Il ragazzo con la bicicletta (J. e L. Dardenne, 2011)
Il ragazzo con la bicicletta (Le gamin au vélo)
di Jean-Pierre e Luc Dardenne – Belgio 2011
con Thomas Doret, Cécile De France
**1/2
Visto al cinema Arlecchino, in originale con sottotitoli (rassegna di Cannes).
Il piccolo Cyril, abbandonato dal padre e ospite di un centro di accoglienza, va all'ostinata ricerca del genitore con la sua bicicletta: quando si rende conto che l’uomo non intende riprenderlo con sé, accetta l’affetto di Samantha, una gentile parrucchiera che si offre di dargli una nuova famiglia: al posto del padre, troverà così una madre. Ma la frequentazione di cattive compagnie rischierà di portarlo sulla cattiva strada. Una pellicola carina, di impianto neorealista e dai toni quasi fiabeschi, anche se un po’ inconcludente e con alcuni passaggi forzati (come quando il compagno di Samantha le impone di scegliere fra lui e il bambino): decisamente meglio la prima parte, quella della ricerca del padre, rispetto alla seconda, quella del tentativo di rapina. La mancanza di un finale tragico (quando tutto ormai lasciava crederlo) sembra quasi un regalo che i registi hanno voluto fare in extremis agli spettatori. Bravo il piccolo attore Thomas Doret (Cyril, a ben vedere, potrebbe benissimo essere il bebè de "L'enfant" ormai cresciuto: non a caso il padre è interpretato da Jérémie Renier, già protagonista del film precedente), mentre Cécile De France si era vista in “Hereafter” di Clint Eastwood. Lo scarno commento musicale è composto esclusivamente da poche battute del secondo movimento del concerto n. 5 per piano e orchestra di Beethoven, che solo nei titoli di coda si dispiegano più a lungo.
6 commenti:
Probabilmente per la prima volta, il viaggio dei Dardenne nel dolore e nella disperazione termina la sua corsa nei paraggi di una timida speranza, che si nota anche nella descrizione dei luoghi, non più plumbei e ovattati ma vocianti e leggermente assolati come può essere un'estate di Liegi.
Come al solito la mdp tallona il giovane protagonista, ne cattura il respiro (i primi dieci minuti sono girati - magnificamente - ad altezza bambino e i volti degli adulti sono fuori dallo schermo), lo imprigiona nel suo rannicchiarsi, asseconda lo sforzo della corsa e l'ansia del colpo di pedale, fa esplodere la disperazione di una realtà inaccetabile e la rabbia della manifesta verità.

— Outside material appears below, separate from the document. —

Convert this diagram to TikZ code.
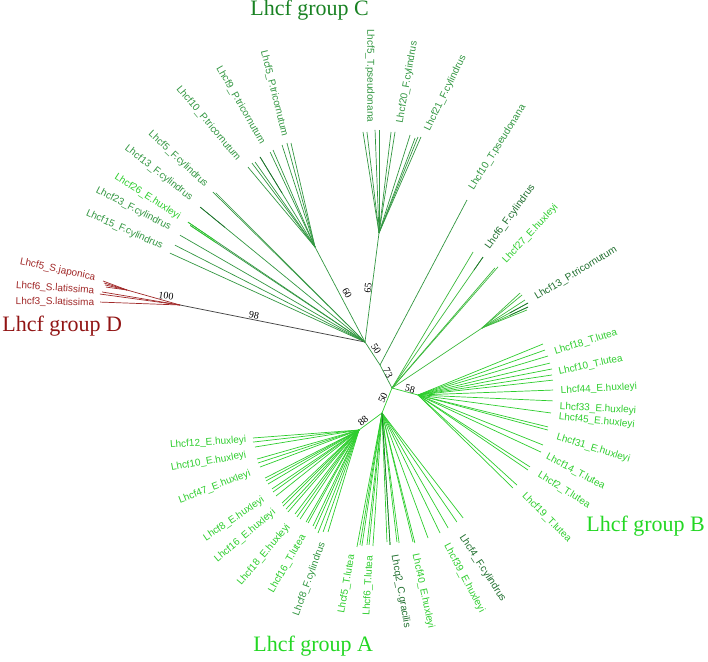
\documentclass[tikz,border=0pt]{standalone}
\usepackage{fontspec}
\setmainfont{Liberation Serif}
\setsansfont{Liberation Sans}
\usetikzlibrary{calc}

\definecolor{grpC}{RGB}{50,150,65}
\definecolor{grpCdark}{RGB}{30,110,45}
\definecolor{grpM}{RGB}{60,185,60}
\definecolor{grpAB}{RGB}{45,205,45}
\definecolor{grpD}{RGB}{160,40,40}
\definecolor{titC}{RGB}{25,130,35}
\definecolor{titAB}{RGB}{35,215,35}
\definecolor{titD}{RGB}{145,20,20}

\begin{document}
\begin{tikzpicture}[x=1pt,y=1pt,line width=0.7pt,
    lbl/.style={font=\sffamily\fontsize{10}{12}\selectfont, inner sep=0.5pt},
    leafE/.style={lbl, anchor=east},
    leafW/.style={lbl, anchor=west},
    boot/.style={font=\fontsize{10}{12}\selectfont, inner sep=0pt},
    grp/.style={font=\fontsize{22}{24}\selectfont, anchor=base west, inner sep=0pt}]
    \useasboundingbox (0,0) rectangle (708,-661);

    % Inner nodes
    \coordinate (N1) at (365,-342);
    \coordinate (D) at (180,-305);
    \coordinate (D2) at (127,-290);
    \coordinate (T) at (315,-247);
    \coordinate (C2) at (379,-233);
    \coordinate (N2) at (380,-365);
    \coordinate (N3) at (392,-388);
    \coordinate (B) at (418,-395);
    \coordinate (A2) at (382,-413);
    \coordinate (A1) at (359,-430);
    \coordinate (P2) at (482,-328);

    % Backbone
    \draw[black!75] (N1) -- (D);
    \draw[grpD] (D) -- (D2);
    \draw[grpC] (N1) -- (T);
    \draw[grpC] (N1) -- (C2);
    \draw[grpC] (N1) -- (N2) -- (N3);
    \draw[grpAB] (N3) -- (B);
    \draw[grpAB] (N3) -- (A2) -- (A1);
    \draw[grpM] (N3) -- (P2);

    % Group D leaves
    \foreach \a/\r [count=\i] in {177.9/80, 172.2/80.8, 170.5/79}
        \draw[grpD] (D) -- ++(\a:\r) coordinate (D-\i);
    \foreach \a/\r [count=\i] in {159.4/25.6, 163/24, 167/22.6, 172/21.2}
        \draw[grpD] (D2) -- ++(\a:\r) coordinate (D2-\i);

    % Group C leaves
    \foreach \a/\r [count=\i] in {135.4/213.6, 135.0/211, 140.7/213, 145.9/213.8,
            146.3/210, 150.0/213.7, 153.0/213.3, 155.5/214.4}
        \draw[grpC] (N1) -- ++(\a:\r) coordinate (N1-\i);
    \draw[grpCdark] (N1-3) -- ($(N1-3)!0.15!(N1)$);
    \draw[grpAB] (N1-4) -- ($(N1-4)!0.15!(N1)$);
    \draw[grpAB] (N1-5) -- ($(N1-5)!0.15!(N1)$);
    \foreach \a/\r [count=\i] in {130.0/104.3, 126.9/105, 125.2/104, 121.4/105.5,
            115.3/105, 113.4/105.7, 107.9/107.2, 105.1/107.7, 103.0/106.7}
        \draw[grpC] (T) -- ++(\a:\r) coordinate (T-\i);
    \draw[grpCdark] (T-4) -- ($(T-4)!0.4!(T)$);
    \foreach \a/\r [count=\i] in {99.0/102.3, 96.8/101.7, 92.2/103.1, 90/103, 83.2/101.7,
            81.0/102.3, 72.4/102.8, 69.2/101.6, 67.9/103.6, 66.4/104.8}
        \draw[grpC] (C2) -- ++(\a:\r) coordinate (C2-\i);
    \draw[grpC] (N2) -- ++(62.2:186.5) coordinate (N2-1);

    % Leaves on the right of N3
    \foreach \a/\r [count=\i] in {59.2/158.3, 55.2/159.5, 49.4/158.1, 48.8/160.9}
        \draw[grpM] (N3) -- ++(\a:\r) coordinate (N3-\i);
    \draw[grpCdark] (N3-2) -- ($(N3-2)!0.1!(N3)$);
    \foreach \a/\r [count=\i] in {42.6/51.7, 39.5/51.9, 33.1/51.3, 28.5/52.4, 24.5/50.6, 21.8/48.5}
        \draw[grpM] (P2) -- ++(\a:\r) coordinate (P2-\i);
    \draw[grpCdark] (P2-4) -- ($(P2-4)!0.4!(P2)$);
    \draw[grpCdark] (P2-5) -- ($(P2-5)!0.4!(P2)$);

    % Group B leaves
    \foreach \a/\r [count=\i] in {22.2/135, 19.5/134.7, 16.7/135.7, 13.6/135.8, 11.0/136.5,
            8.5/135.5, 6.3/135.8, 2.1/135.1, -2.5/135.1, -7.7/134.2, -13.8/133.9,
            -15.1/134.6, -21.8/134.6, -24.9/135.6, -32.7/133.1, -34.3/133.1,
            -42.3/133.8, -44.4/132.9}
        \draw[grpAB] (B) -- ++(\a:\r) coordinate (B-\i);

    % Group A leaves
    \foreach \a/\r [count=\i] in {184.3/106.3, 186.5/106.7, 189.3/105.4, 195.9/106,
            198.1/106.3, 200.5/105.7, 207.1/105.5, 208.7/106.1, 210.7/105.8,
            214.1/105.1, 215.8/106, 218.5/106, 223.5/106.1, 225/107.5, 227.3/107.6,
            229.1/108.5, 232.7/105.6, 234.5/106.8, 236.5/106.8, 240.1/106.2,
            241.3/106.1, 244.4/106.5, 246/108.3, 248.3/110.9, 250.6/108, 253.1/106.6}
        \draw[grpAB] (A1) -- ++(\a:\r) coordinate (A1-\i);
    \foreach \a/\r [count=\i] in {259.4/136.3, 260.5/133.8, 261.4/134.5, 263.5/132.8,
            264.4/132.6, 266.1/133.3, 272.2/129.1, 273.5/132.2, 276.6/129.9,
            277.5/131.1, 283.5/132.7, 284.2/134.1, 290.2/133.2, 295.8/133.3,
            299.9/132.6, 304.5/132.3, 307.7/132.6}
        \draw[grpAB] (A2) -- ++(\a:\r) coordinate (A2-\i);
    \draw[grpCdark] (A2) -- (A2-8);

    % Leaf labels
    \foreach \x/\y/\r/\t/\c [count=\i] in {
            96/-278/-12/Lhcf5\_S.japonica/grpD,
            95/-291/-4/Lhcf6\_S.latissima/grpD,
            95/-303/-1/Lhcf3\_S.latissima/grpD,
            163/-247/-24/Lhcf15\_F.cylindrus/grpC,
            171/-228/-27/Lhcf23\_F.cylindrus/grpC,
            180/-218/-33/Lhcf26\_E.huxleyi/grpAB,
            192/-199/-38/Lhcf13\_F.cylindrus/grpC,
            207/-186/-43/Lhcf5\_F.cylindrus/grpC,
            239/-160/-50/Lhcf10\_P.tricornutum/grpC,
            263/-144/-60/Lhcf9\_P.tricornutum/grpC,
            285/-137/-76/Lhcf5\_P.tricornutum/grpC,
            370/-123/-90/Lhcf5\_T.pseudonana/grpC,
            247/-440/4/Lhcf12\_E.huxleyi/grpAB,
            247/-455/10/Lhcf10\_E.huxleyi/grpAB,
            251/-473/21/Lhcf47\_E.huxleyi/grpAB,
            264/-499/34/Lhcf8\_E.huxleyi/grpAB,
            275/-511/40/Lhcf16\_E.huxleyi/grpAB,
            289/-525/50/Lhcf18\_E.huxleyi/grpAB,
            304/-535/60/Lhcf16\_T.lutea/grpAB,
            323/-542/70/Lhcf8\_F.cylindrus/grpC,
            352/-554/80/Lhcf5\_T.lutea/grpAB,
            370/-555/87/Lhcf6\_T.lutea/grpAB}
        \node[leafE, rotate=\r, text=\c] (lE\i) at (\x,\y) {\t};
    \foreach \x/\y/\r/\t/\c [count=\i] in {
            400/-124/80/Lhcf20\_F.cylindrus/grpC,
            427/-131/64/Lhcf21\_F.cylindrus/grpC,
            471/-190/58/Lhcf10\_T.pseudonana/grpC,
            487/-249/54/Lhcf6\_F.cylindrus/grpCdark,
            504/-262/47/Lhcf27\_E.huxleyi/grpAB,
            535/-298/31/Lhcf13\_P.tricornutum/grpCdark,
            554/-352/17/Lhcf18\_T.lutea/grpAB,
            558/-372/12/Lhcf10\_T.lutea/grpAB,
            560/-391/3/Lhcf44\_E.huxleyi/grpAB,
            559/-407/-3/Lhcf33\_E.huxleyi/grpAB,
            558/-417/-6/Lhcf45\_E.huxleyi/grpAB,
            556/-437/-17/Lhcf31\_E.huxleyi/grpAB,
            546/-456/-28/Lhcf14\_T.lutea/grpAB,
            538/-474/-32/Lhcf2\_T.lutea/grpAB,
            523/-494/-45/Lhcf19\_T.lutea/grpAB,
            394/-554/-80/Lhcq2\_C.gracilis/grpCdark,
            415/-553/-78/Lhcf40\_E.huxleyi/grpAB,
            446/-544/-62/Lhcf39\_E.huxleyi/grpAB,
            461/-535/-57/Lhcf4\_F.cylindrus/grpCdark}
        \node[leafW, rotate=\r, text=\c] (lW\i) at (\x,\y) {\t};

    % Bootstrap values
    \node[boot, rotate=-8] (b100) at (166,-296) {100};
    \node[boot, rotate=-12] (b98) at (254,-315) {98};
    \node[boot, rotate=-62] (b60) at (347,-293) {60};
    \node[boot, rotate=82] (b65) at (368,-288) {65};
    \node[boot, rotate=-57] (b50a) at (376,-349) {50};
    \node[boot, rotate=-65] (b73) at (388,-373) {73};
    \node[boot, rotate=-15] (b58) at (410,-389) {58};
    \node[boot, rotate=65] (b50b) at (383,-398) {50};
    \node[boot, rotate=40] (b88) at (363,-421) {88};

    % Group names
    \node[grp, text=titC] (gC) at (250,-16) {Lhcf group C};
    \node[grp, text=titD] (gD) at (2,-331) {Lhcf group D};
    \node[grp, text=titAB] (gB) at (586,-531) {Lhcf group B};
    \node[grp, text=titAB] (gA) at (253,-651) {Lhcf group A};
\end{tikzpicture}
\end{document}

Per me i Dardenne restano ai vertici del cinema europeo.
Sì, è un film dai toni più leggeri rispetto a quelli precedenti dei due fratelli (che però, devo confessare, non mi hanno mai esaltato troppo, anche se comunque apprezzo e seguo volentieri il loro cinema).
Tu magari non sarai un estimatore convinto dei fratelli, però la tua non è la prima recensione che leggo che mostra un po' di delusione sul loro ultimo lavoro.
Lo vedrò presto e ti farò sapere, da accanito ammiratore dei Dardenne quale sono.
Comunque mi è piaciuto più del precedente "Il matrimonio di Lorna", che secondo me si perdeva nel finale. Questo è forse un film minore come ambizione, però abbastanza gradevole.
Non sono d'accordo. Non si tratta di un film con "minor ambizione" si tratta del solito (grandissimo) cinema dei Dardenne, tra i pochi cineasti capaci di raccontare la realtà credibile attraverso il cinema. Essenzialità della trama, intensità delle situazioni, ennesima variazione sul tema della giovinezza, sembrerebbe che non ci sia nulla di nuovo per chi conosce la storia cinematografica dei fratelli di Vallonia, che ancora una volta feriscono con il loro stile gelido e conquistano l'anima dello spettatore grazie ad una descrizione sempre corposa e mai patetica di una realtà avversa nei confronti dei più deboli, che con lo scorrere della pellicola diventa, come sempre poesia amara.
Intendevo con minore ambizione rispetto a "Il matrimonio di Lorna". Comunque, finora il film dei Dardenne che mi è piaciuto di più è stato "La promesse".